August was a good month for stocks… stock indices that is. For the month of August, the S&P500 rose by +7.1%, the Dow added +7.59%, and the Nasdaq clocked in a gain of +9.59%. Those are the largest gains for those indexes since 1984, 1986, and 2000, respectively. Remember those years? Those were the good days… if you like bubbles. So, you could say that the indexes had a good month, but more importantly, what can we expect for September? Well, historically, September tends to be a tough month. Looking back to 1896, the Dow Jones Industrial Average, for instance, has lost just over -1% on average for September. Research conducted by Barron’s shows that September returns for the Dow and S&P following August gains of greater than +5% have an 80% and 60% chance of declines, respectively. The good news is that the same research found that size of the losses after large August gains is less than the overall average, with the S&P500 and Dow only giving up -0.4% and -0.5% for those Septembers. I have saved the best news for last. The research shows that after a big August, the Dow, S&P, and Nasdaq all return greater than average returns in the final quarter, specifically +12%, +11%, and +9%. Of course, I must remind you that averages are tricky things and in any given year the actual numbers can be far higher… or lower. Further, I must also remind you that stock markets are vagrant and rarely do what is convenient for our portfolios… or egos. Did I mention that this is no typical year? I am sure I did...
THE MARKETS
Stocks gave up ground in the final session of the month as investors braced for a typically tough upcoming month. The S&P500 slipped by -0.22%, the Dow Jones Industrial Average dropped by -0.78% (with less help from Apple after the stock split), the Russell 2000 gave up -1.04%, and the Nasdaq Composite Index rose by +0.68% (thanks in part to gains in Apple and Tesla).
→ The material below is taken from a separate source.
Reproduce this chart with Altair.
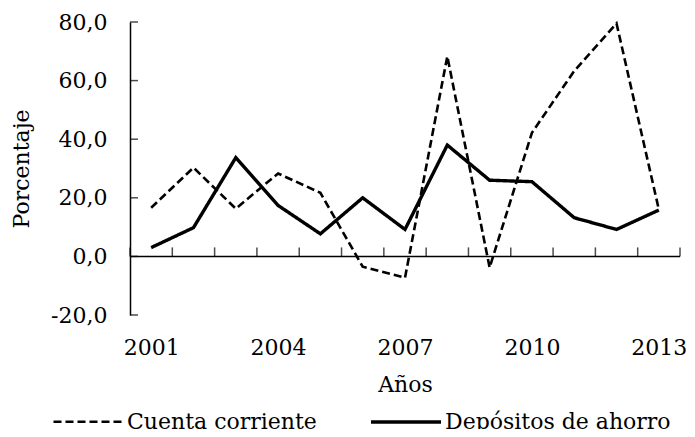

Bonds advanced and 10-year treasury yields lost -2 basis points to 0.70%.
NXT UP
- Markit Manufacturing PMI (Aug) is expected to be 53.6 in line with prior flash estimates.
- ISM Manufacturing PMI (Aug) may have risen to 54.8 from last month’s reading of 54.2.
- Construction Spending (July) is expected to have grown by +1.0% compared to June’s -0.7% pullback.
- Fed Governor Lael Brainard will speak today.